Quick review/thoughts (No spoilers)
- Based on the movie poster and trailer, we expect that Emmeline Pankhurst will be one of the main characters. Rather disappointingly, Meryl Streep made a brief appearance and disappeared for the rest of the film. She was probably on-screen for no more than 2 minutes.
- That said, the three ladies we see mainly in the film are Carey Mulligan, Helena Bonham Carter, and Anne-Marie Duff. It’s Ms Duff’s face we should be seeing on the poster.
- Interesting historical fact: Did you know Emmeline Pankhurst had female ‘bodyguards’ who were jujutsu-trained? See, whoever said women in corsets and dresses are weaklings?
- How fitting to choose Alexandre Desplat for the soundtrack.
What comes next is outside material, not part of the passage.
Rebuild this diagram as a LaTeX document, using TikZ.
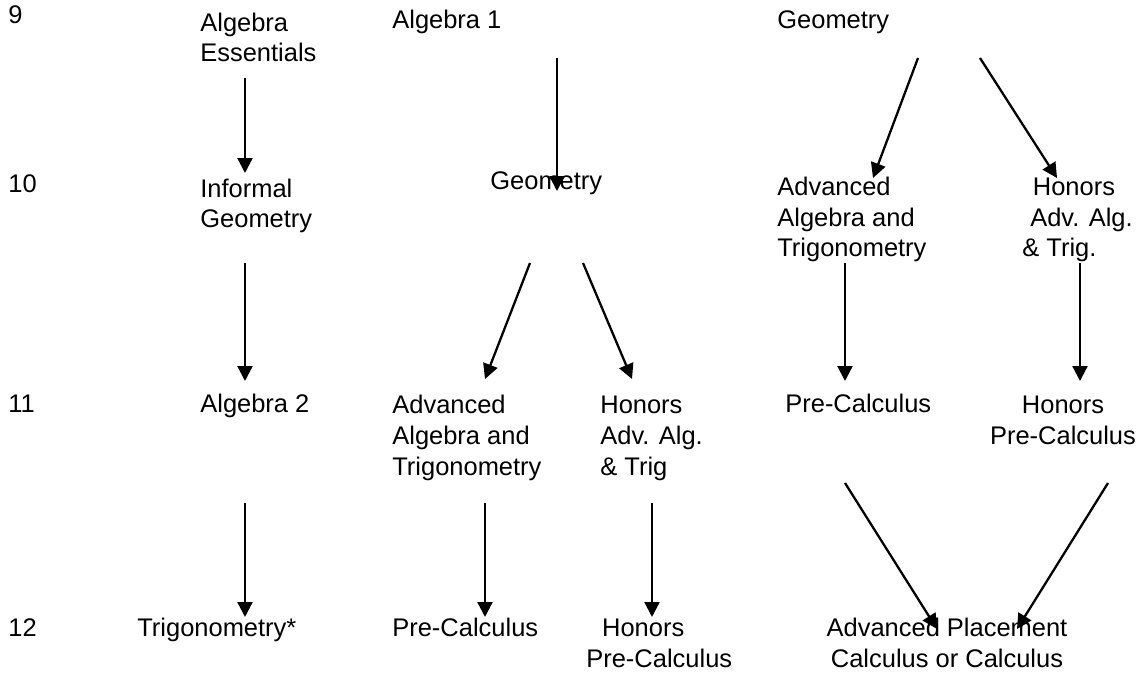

I don’t know if this makes sense but his music usually allows you to reflect, to think.
- We see the ‘darker or uglier’ side of the suffragette movement. This particular group felt that they needed to resort to violence in order to be heard by men who ‘only respond to war’. Certainly makes you think about the choices many protestors and campaigners make – what is more efficient?
- We are also reminded of what these suffragettes endured – police brutality, domestic violence, and force feeding. Sadly, all three still exist today.
- In the movie, Emily Davison is portrayed as a young woman. In fact, she was 40 at the time of her death in 1913. The saddest part is reading (later on Wikipedia) that she died 4 days after the tragic accident.
- I loved the ending: historical footage and the closing slides (what do you call those scenes where it’s just words?) of the significant years in women’s voting history in Britain and around the world.
- I was rather surprised that Canada was omitted even though New Zealand, Australia, and a few other Commonwealth nations were listed. I decided to review Canada’s women’s voting history and realised that it might have been too confusing to add it to the list. So let me share some important dates below…
To my fellow Canadians,
This 19 October, go out and VOTE.
VOTE IF YOU ARE A WOMAN
because women did not win the vote until:
- 1916 – women over age 21 in Manitoba, Saskatchewan, Alberta
- 1917 – women over age 21 in British Columbia, Ontario
- 1918 – Nova Scotia; women over 21 with property and not ‘alien-born’ in federal elections
- 1919 – New Brunswick
- 1920 – universal suffrage to all women except minorities
- 1922 – PEI
- 1925 – women over 25 in Newfoundland
- 1939 – Quebec
VOTE IF YOU ARE A ‘VISIBLE MINORITY’
because ‘visible minorities’ (e.g. Japanese-Canadians, Chinese-Canadians, Indian-Canadians, and First Nations) did not win the vote until:
- 1947 – Chinese (thanks to popular opinion!) and Hindus (incl. Sikhs, Muslims, etc.)
- 1949 – Japanese in BC (who didn’t serve in WWII)
- 1960 – The greatest injustice of all. Aboriginal men and women, the ones whose ancestors were first in the land we now call Canada were finally granted the unconditional right to vote in 1960. This meant they no longer had to sacrifice their other rights in order to vote.
VOTE IF YOU ARE UNDER 30
because the voting age was not lowered to 18 until 1970 (federally). British Columbians, it was 19 from 1952-1992! Prior to 1970, it was 21.
AND IF YOU ARE NEITHER OF THE ABOVE, VOTE ANYWAY
because you do not have to pay to vote. You have a voice. Use it.
So on this Canadian Thanksgiving day, I would like to thank the women and men before me who campaigned for equal rights. Thank you. Thank you. Thank you.